In past blog posts, we discussed the five hidden barriers that slow down a company’s agility and inventiveness. If your organization has just two of the five barriers, your innovation capacity can drop by 50 percent. The barriers are:
1. Everyday Fear
2. Purpose Gaps
3. Running Too Lean
4. Frontline Manager Funk
5. Stagnating Minds
These barriers, commonly encountered by individual contributors and lower-level managers, get in the way of employees feeling that they can create, be connected and contribute. Executives want to invite these folks to participate in innovation and want to maximize all their people’s potential and tap the ingenuity of their entire workforce but it's not an easy task. So how can they do it? How can leaders avoid running into these hard-to-see barriers?
The best answer may be found in the example of Joe Sofia, SVP at Wegmans, who cares for people. It turns out that 'care leadership' is a secret catalyst for igniting Innovation By All. Care’s cousin is Empathy, and it is a way to eliminate the barriers we’ve identified.
If a leader puts him- or herself in the shoes of those in the trenches, that leader is more likely to make sure frontline employees have the basic resources they need on the job, have confidence they can care for themselves and their families, feel part of the company’s purpose, and sense they are growing— whether or not they are winning promotions. In this way, executives can deepen human connections with those who can appear far below them on organization charts.
Wegmans, again, offers a telling example for how to do this well.
You see it in the very clothes Joe Sofia wears at work. He’s a senior executive, but he’s not in a suit. He says, “I’m just dressed in a regular uniform like every other one of my employees. It might seem like a small thing but you know, it’s important to me. I want them to know we’re all in this together. Really, I’m just the same as everybody else. I’m actually a servant leader to them.”
That humility is powerful. Powerful enough to obliterate the obstacles to innovation that plague so many companies.
We asked Jody Wood, a frontline employee at Wegmans about the five hidden barriers we discovered in our research. “I didn’t feel any of the barriers,” she said. “I’m very comfortable at Wegmans. When I walk in, it’s like a team or family environment. I never feel a separation between myself and management. That hierarchy just isn’t there. So I had no problem approaching people and talking to people and sharing with them about the cauliflower rice.”
Wood even bonded over her brainchild with company chairman Danny Wegman himself.

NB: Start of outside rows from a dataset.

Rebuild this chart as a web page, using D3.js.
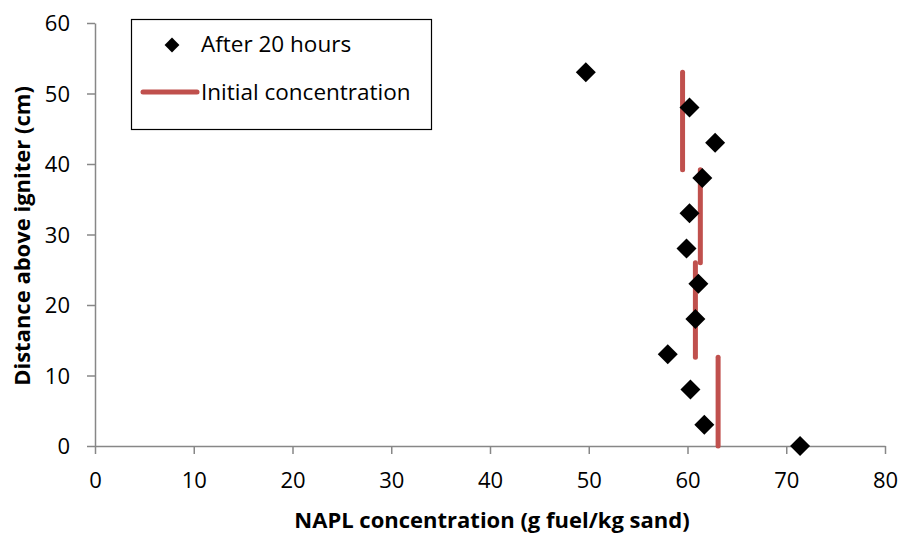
<!DOCTYPE html>
<html lang="en">
<head>
	<meta charset="UTF-8"/>
	<title>NAPL concentration</title>
	<script src="https://d3js.org/d3.v7.min.js"></script>
	<style>
		body { margin: 0; background: #fff; }
		text { font-family: "Open Sans", "Liberation Sans", sans-serif; fill: #000; }
	</style>
</head>
<body>
	<script>

	var w = 903;
	var h = 533;

	// after 20 hours (diamonds)
	var napl = [49.7, 60.2, 62.8, 61.5, 60.2, 59.9, 61.1, 60.8, 58.0, 60.3, 61.7, 71.4];
	var dist = [53, 48, 43, 38, 33, 28, 23, 18, 13, 8, 3, 0];

	// initial concentration (vertical segments)
	var initX = [59.5, 61.3, 60.8, 63.1];
	var initTop = [53, 39.2, 26, 12.6];
	var initBottom = [39.2, 26, 12.6, 0];

	var xTicks = [0, 10, 20, 30, 40, 50, 60, 70, 80];
	var yTicks = [0, 10, 20, 30, 40, 50, 60];

	var xScale = d3.scaleLinear()
				.domain([0, 80])
				.range([95, 885]);

	var yScale = d3.scaleLinear()
				.domain([0, 60])
				.range([446, 23]);

	var svg = d3.select("body")
				.append("svg")
				.attr("width", w)
				.attr("height", h);

	// axes
	var xAxis = d3.axisBottom(xScale).tickValues(xTicks).tickSize(8).tickSizeOuter(0);
	var yAxis = d3.axisLeft(yScale).tickValues(yTicks).tickSize(8).tickSizeOuter(0);

	var gx = svg.append("g")
		.attr("transform", "translate(0," + yScale(0) + ")")
		.call(xAxis);
	var gy = svg.append("g")
		.attr("transform", "translate(" + xScale(0) + ",0)")
		.call(yAxis);

	[gx, gy].forEach(function(g) {
		g.select(".domain").attr("stroke", "#878787").attr("stroke-width", 1.5);
		g.selectAll(".tick line").attr("stroke", "#878787").attr("stroke-width", 1.5);
		g.selectAll(".tick text")
			.attr("font-size", 22)
			.attr("fill", "#000");
	});
	gx.selectAll(".tick text").attr("y", 42).attr("dy", 0);
	gy.selectAll(".tick text").attr("x", -25).attr("dy", "0.36em");

	// initial concentration lines
	svg.selectAll("line.init")
		.data(initX)
		.enter()
		.append("line")
		.attr("class", "init")
		.attr("x1", function(d) { return xScale(d); })
		.attr("x2", function(d) { return xScale(d); })
		.attr("y1", function(d, i) { return yScale(initTop[i]); })
		.attr("y2", function(d, i) { return yScale(initBottom[i]); })
		.attr("stroke", "#c0504d")
		.attr("stroke-width", 5)
		.attr("stroke-linecap", "round");

	// diamonds
	var diamond = d3.symbol().type(d3.symbolSquare).size(200);
	svg.selectAll("path.pt")
		.data(napl)
		.enter()
		.append("path")
		.attr("class", "pt")
		.attr("d", diamond)
		.attr("transform", function(d, i) {
			return "translate(" + xScale(d) + "," + yScale(dist[i]) + ") rotate(45)";
		})
		.attr("fill", "#000");

	// legend
	var lg = svg.append("g");
	lg.append("rect")
		.attr("x", 131.5).attr("y", 19.5)
		.attr("width", 300).attr("height", 110)
		.attr("fill", "#fff")
		.attr("stroke", "#000")
		.attr("stroke-width", 1.2);
	lg.append("path")
		.attr("d", d3.symbol().type(d3.symbolSquare).size(110))
		.attr("transform", "translate(172,45) rotate(45)")
		.attr("fill", "#000");
	lg.append("text")
		.attr("x", 201).attr("y", 52)
		.attr("font-size", 22.5)
		.text("After 20 hours");
	lg.append("line")
		.attr("x1", 143).attr("x2", 197)
		.attr("y1", 92).attr("y2", 92)
		.attr("stroke", "#c0504d")
		.attr("stroke-width", 5)
		.attr("stroke-linecap", "round");
	lg.append("text")
		.attr("x", 201).attr("y", 100)
		.attr("font-size", 22.5)
		.text("Initial concentration");

	// axis titles
	svg.append("text")
		.attr("x", 492).attr("y", 528)
		.attr("text-anchor", "middle")
		.attr("font-size", 22)
		.attr("font-weight", "bold")
		.text("NAPL concentration (g fuel/kg sand)");

	svg.append("text")
		.attr("transform", "translate(30,236) rotate(-90)")
		.attr("text-anchor", "middle")
		.attr("font-size", 22)
		.attr("font-weight", "bold")
		.text("Distance above igniter (cm)");
	</script>
</body>
</html>
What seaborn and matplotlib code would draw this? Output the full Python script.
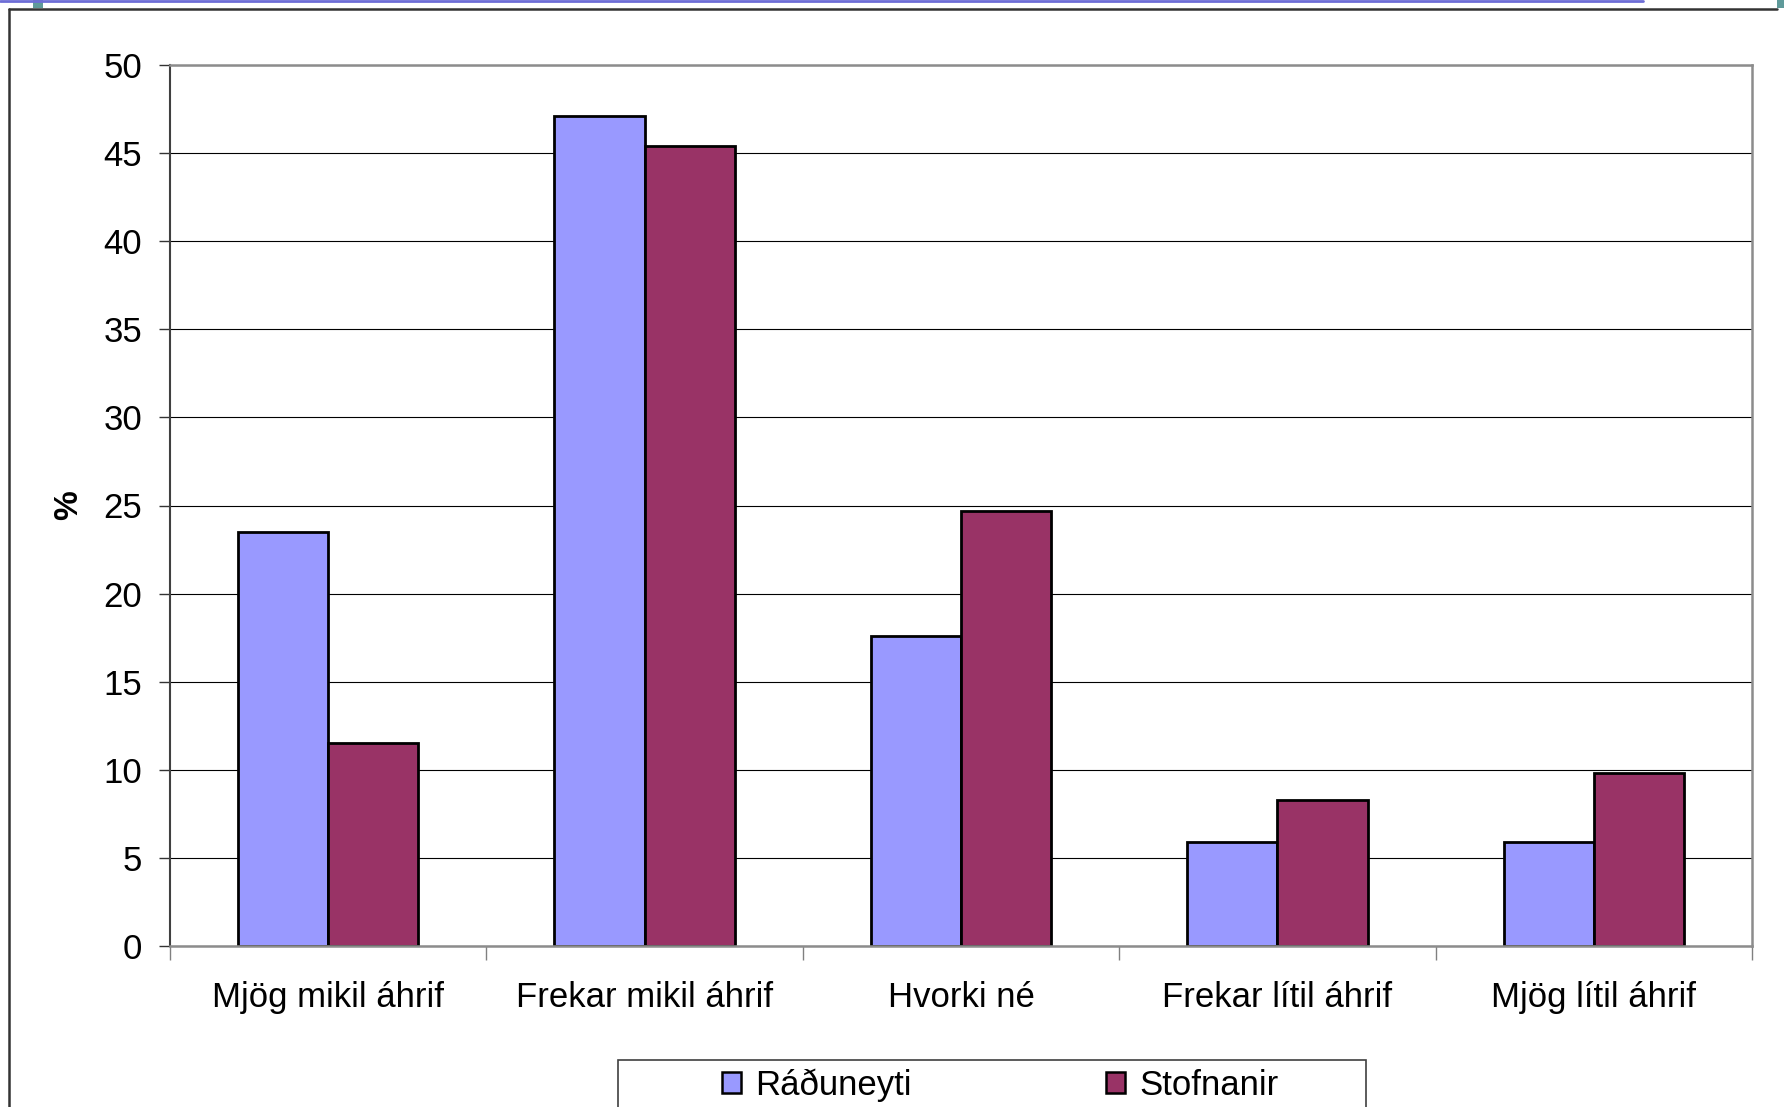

During a visit to her New Jersey store about two years ago, Danny Wegman visited Wood’s cook station. She told him the story of her husband and his recovery. She talked about how Dr. Fuhrman’s book had inspired her, and how cauliflower rice and other low-glycemic foods helped him get off insulin and walk freely again. “Danny was so impressed, and he listened. He stood there at my station, tasted my sample, and talked to me for five minutes,” Wood recalls. “He went back to Rochester the next day and called my manager Tammy and he said, ‘Get Dr. Fuhrman’s book, The End of Diabetes, and put it by Jody’s cook station.’ And we’ve done that.”
That simple gesture of respect by Danny Wegman is the sort of thing that encourages employees to come up with new products and faster revenue growth—the way Innovation By All is better for business. But Danny Wegman’s move also gets at how Innovation By All is better for the people who work at a company and better for the world. Because now Jody Wood is even more fired up to preach the good news of vegetarian, low-glycemic meals. And Wegmans’ customers are living better.
Here’s how Wood describes the impact of adding the Furhman book to her meal station.
“That made such a difference in my customers’ lives,” Wood says. “I talk about it, and I have customers that come back months later and they say to me, ‘We did the diet and we reversed the diabetes in my husband’s or my wife’s life.’ And it just amazing, and it’s almost like there’s a power above that’s orchestrating all of this because it changes people’s lives for the better and they become healthier and happier. Because there’s nothing worse than not feeling good. And there’s nothing better than being healthy.”